25 June 2011 1 Comment

This post was hand crafted with love by dowdingh

SVNs, APIs, and Android Emulators (oh my)

After a long week of project-ing, it’s nice to sit back and reflect.  With the deadline of our final project fast approaching, the 9am to 4pm days of the fieldschool have become all-out workdays, everyone sat dutifully at a laptop computer chugging away on his or her own assignments.  Curation of the aural environment is about the only varying element within this structure, and so the days have begun to blur together into one long eye-straining event.

As it goes, the final project, msu.seum, is coming along nicely; the content and design teams have already accomplished a good amount of their own work, and the interface of the app is in sight.  The better half of the programming team is likewise carrying out all of the arduous code design that goes in to the creation of a mobile device application, and it seems as though we’re almost ahead of schedule on the overall page designs (almost).

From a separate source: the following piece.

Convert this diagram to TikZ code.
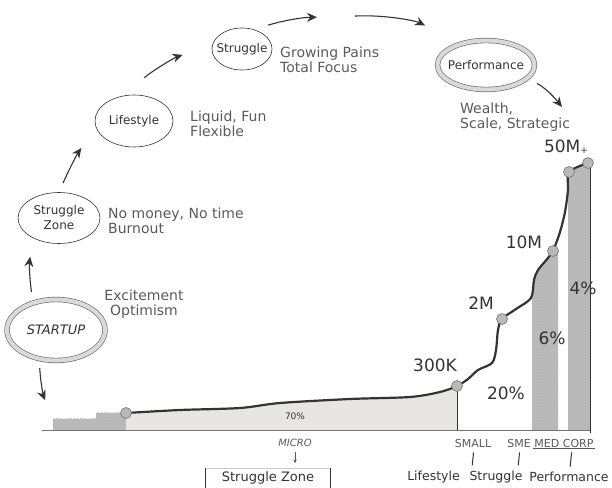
\documentclass[tikz,border=0pt]{standalone}
\usepackage{fontspec}
\setmainfont{DejaVu Sans}
\usetikzlibrary{shapes.geometric, arrows.meta, patterns}
\definecolor{sketchink}{HTML}{333333}
\definecolor{sketchtext}{HTML}{5A5A5A}
\definecolor{sketchfill}{HTML}{E7E5E1}
\definecolor{sketchbar}{HTML}{BDBDBD}

\begin{document}
\begin{tikzpicture}[x=1pt, y=1pt,
        phase/.style={ellipse, draw=sketchink, line width=0.6pt, inner sep=0pt, fill=white, text=sketchink, align=center, font=\fontsize{12}{15}\selectfont},
        ring/.style={phase, draw=black!55, double=gray!30, double distance=4pt, line width=0.7pt},
        note/.style={anchor=west, inner sep=0pt, align=left, text=sketchtext, font=\fontsize{14}{15}\selectfont},
        value/.style={text=sketchink, font=\fontsize{17}{17}\selectfont},
        tag/.style={text=sketchtext, inner sep=1pt, font=\fontsize{11}{11}\selectfont},
        stage/.style={text=sketchink, font=\fontsize{12.5}{13}\selectfont},
        arr/.style={-{Stealth[length=10pt, width=9pt]}, line width=1.1pt, draw=sketchink},
        smallarr/.style={-{Stealth[length=4pt, width=3.5pt]}, line width=0.6pt, draw=sketchtext},
        tickline/.style={draw=sketchink, line width=1pt, shorten <=4pt, shorten >=2pt},
        hatch/.style={fill=sketchbar, postaction={pattern=north east lines, pattern color=gray!60}},
        curve/.style={draw=sketchink, line width=2.2pt, line join=round},
        dot/.style={circle, fill=gray!55, draw=black!55, line width=0.6pt, minimum size=11pt, inner sep=0pt}]
      \useasboundingbox (0,0) rectangle (612,-487);

      % Phases
      \node[ring, minimum width=98, minimum height=61, font=\itshape\fontsize{13}{14}\selectfont] (startup) at (56,-330) {STARTUP};
      \node[phase, minimum width=82, minimum height=51] (zone) at (59,-218) {Struggle\\Zone};
      \node[phase, minimum width=78, minimum height=52] (life) at (134,-121) {Lifestyle};
      \node[phase, minimum width=60, minimum height=42, inner xsep=-6pt] (strug) at (242,-49) {Struggle};
      \node[ring, minimum width=97, minimum height=49, inner xsep=-6pt] (perf) at (486,-65) {Performance};

      \node[note, align=center, anchor=center] (excite) at (144,-304.5) {Excitement\\Optimism};
      \node[note] (zonenote) at (108,-220.5) {No money, No time\\Burnout};
      \node[note] (lifenote) at (190,-123.5) {Liquid, Fun\\Flexible};
      \node[note] (strugnote) at (280,-60) {Growing Pains\\Total Focus};
      \node[note] (perfnote) at (460,-117.5) {Wealth,\\Scale, Strategic};

      % Chart
      \coordinate (base) at (0,-430);
      \coordinate (c0) at (126,-413);
      \coordinate (c1) at (457,-386);
      \coordinate (c2) at (502,-319);
      \coordinate (c3) at (553,-251);
      \coordinate (c4) at (569,-172);
      \coordinate (c5) at (588,-163);

      \node[hatch, anchor=south west, minimum width=44, minimum height=11, inner sep=0pt] (step1) at (53,-430) {};
      \node[hatch, anchor=south west, minimum width=30, minimum height=17, inner sep=0pt] (step2) at (96,-430) {};
      \fill[sketchfill, postaction={pattern=north east lines, pattern color=gray!18}] (c0 |- base) -- plot[smooth, tension=0.5] coordinates {(c0) (180,-410) (240,-408) (280,-403) (350,-399) (410,-397) (440,-392) (c1)} -- (c1 |- base) -- cycle;
      \fill[hatch] (532,-430) -- (532,-290) -- plot[smooth, tension=0.5] coordinates {(534,-280) (538,-270) (548,-258) (c3)} -- (558,-251) -- (558,-430) -- cycle;
      \fill[hatch] (568,-430) -- (568,-178) -- (c4) -- (c5) -- (590,-163) -- (590,-430) -- cycle;

      \draw[black!55, line width=0.8pt] (42,-430) -- (591,-430);
      \draw[sketchink, line width=0.7pt] (c1) -- (c1 |- base);
      \draw[sketchink, line width=1pt] (590,-163) -- (590,-433);

      \draw[curve] plot[smooth, tension=0.5] coordinates {(c0) (180,-410) (240,-408) (280,-403) (350,-399) (410,-397) (440,-392) (c1) (468,-379) (478,-370) (492,-363) (496,-350) (498,-330) (c2) (516,-309) (531,-298) (534,-280) (538,-270) (548,-258) (c3) (560,-232) (565,-212) (568,-190) (c4) (c5)};
      \foreach \p in {c0,c1,c2,c3,c4,c5}
        \node[dot] (dot\p) at (\p) {};

      \node[text=sketchink, font=\fontsize{9}{9}\selectfont] (v70) at (295,-416) {70\%};
      \node[value] (v300k) at (435,-365) {300K};
      \node[value] (v2m) at (481,-303) {2M};
      \node[value] (v20) at (506,-393) {20\%};
      \node[value] (v6) at (552,-338) {6\%};
      \node[value] (v4) at (583,-288) {4\%};
      \node[value] (v10m) at (524,-242) {10M};
      \node[value] (v50m) at (566,-147) {50M\raisebox{-1pt}{\fontsize{9}{9}\selectfont +}};

      % Flow
      \coordinate (apex) at (336,-17);
      \coordinate (perfend) at (562,-107);
      \draw[arr, shorten <=11pt, shorten >=19pt, bend left=8] (startup.130) to (zone.217);
      \draw[arr, shorten <=9pt, shorten >=20pt, bend right=10] (startup.240) to (step1.north west);
      \draw[arr, shorten <=10pt, shorten >=25pt, bend left=6] (zone.north) to (life.190);
      \draw[arr, shorten <=28pt, shorten >=32pt, bend left=10] (life.114) to (strug.170);
      \draw[arr, shorten <=15pt, shorten >=19pt, bend left=8] (strug.59) to (apex);
      \draw[arr, shorten <=19pt, shorten >=40pt, bend left=15] (apex) to (perf.140);
      \draw[arr, shorten <=11pt, bend left=12] (perf.-18) to (perfend);

      % Sizes
      \node[tag, font=\itshape\fontsize{10}{10}\selectfont] (micro) at (295,-443) {MICRO};
      \node[stage, minimum width=124, minimum height=19, inner sep=0pt, font=\fontsize{13}{13}\selectfont] (szone) at (268,-478) {Struggle Zone};
      \draw[smallarr, shorten <=4pt, shorten >=5pt] (micro.south) -- (micro.south |- szone.north);
      \draw[sketchink, line width=0.7pt] (szone.south west) -- (szone.north west);
      \draw[sketchink, line width=0.7pt] (szone.south east) -- (szone.north east);
      \draw[gray!40, line width=0.6pt] (szone.north west) -- (szone.north east);

      \node[tag] (szsmall) at (473,-443) {SMALL};
      \node[tag] (szsme) at (519,-443) {SME};
      \node[tag] (szmed) at (564,-443) {MED CORP};
      \draw[sketchtext, line width=0.6pt] (szmed.south west) -- (szmed.south east);
      \node[stage] (lblife) at (433.5,-477) {Lifestyle};
      \node[stage] (lbstrug) at (496,-477) {Struggle};
      \node[stage] (lbperf) at (569,-477) {Performance};
      \draw[tickline] ([xshift=1pt]szsmall.south) -- ([xshift=-1pt]szsmall.south |- lblife.north);
      \draw[tickline] ([xshift=1pt]szsme.south) -- ([xshift=-1pt]szsme.south |- lbstrug.north);
      \draw[tickline] ([xshift=8pt]szmed.south) -- ([xshift=6pt]szmed.south |- lbperf.north);
    \end{tikzpicture}
\end{document}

As the not-so-better half of the programming team, however, my role in the project sometimes seems a bit of an outsider, as I restart my Android emulator for the umpteenth time and open twelve tabs in my browser in hopes of finding the proper documentation to solve the mystery of the missing semicolon.  While I have accomplished a fast education in the tricky ways of Javascript, JQuery Mobile, PhoneGap, Xcode, Eclipse, and about a dozen others, I find myself taking the role of analyzer more than anything – not of the code, mind you, but rather the issues and essence of programming.

While my knowledge is still quite tentative (I’m still not even sure I know the difference between an API and a plug-in), three days of coding, or about 24 hours, has taught me a fair deal.  For example, patience is a virtue.  That old axiom is indeed true, and so much more when it comes to eight hours of staring down source code without throwing the computer out an eighth-story window.  It’s likewise necessary for learning programming languages in the first place – while some coding argot can be picked up fairly quickly, learning to communicate in an entirely new language is most assuredly no small task.

Another thing: answers sometimes do fall from the sky.  Maybe that one’s a bit untrue, but sometimes a simple reboot is all it takes to find the answer you’ve been looking for all day.  Otherwise, give it two hours and pray that the emulator shows you what you want; the simplest solution is never- NEVER- the right solution, and so sometimes it takes a bit of waiting to come to the real deal.  Really, now that I’ve learned a bit about coding, the final result seems even more serendipitous.

Finally, there’s simplicity.  While I still haven’t quite figured it out myself, it seems that a successful programmer can move elements around so that they’re arranged in a familiar, and easily handled, way.  All of the APIs, SDKs, and plug-ins can get confusing, so keeping everything organized and manageable is key.

With only one week of the CHI fieldschool left, I have a lot of programming to do and learn.  So far, this has been an illuminating and altogether humbling experience, and while I haven’t been hitting success after success in each of our undertakings, I’m loving all that I take away from the attempts.  This final project is likewise bumpy, and while I look forward to the finished product being a success, I’ll take a failure just as readily – either way, there’s no better way to learn than by jumping in head first.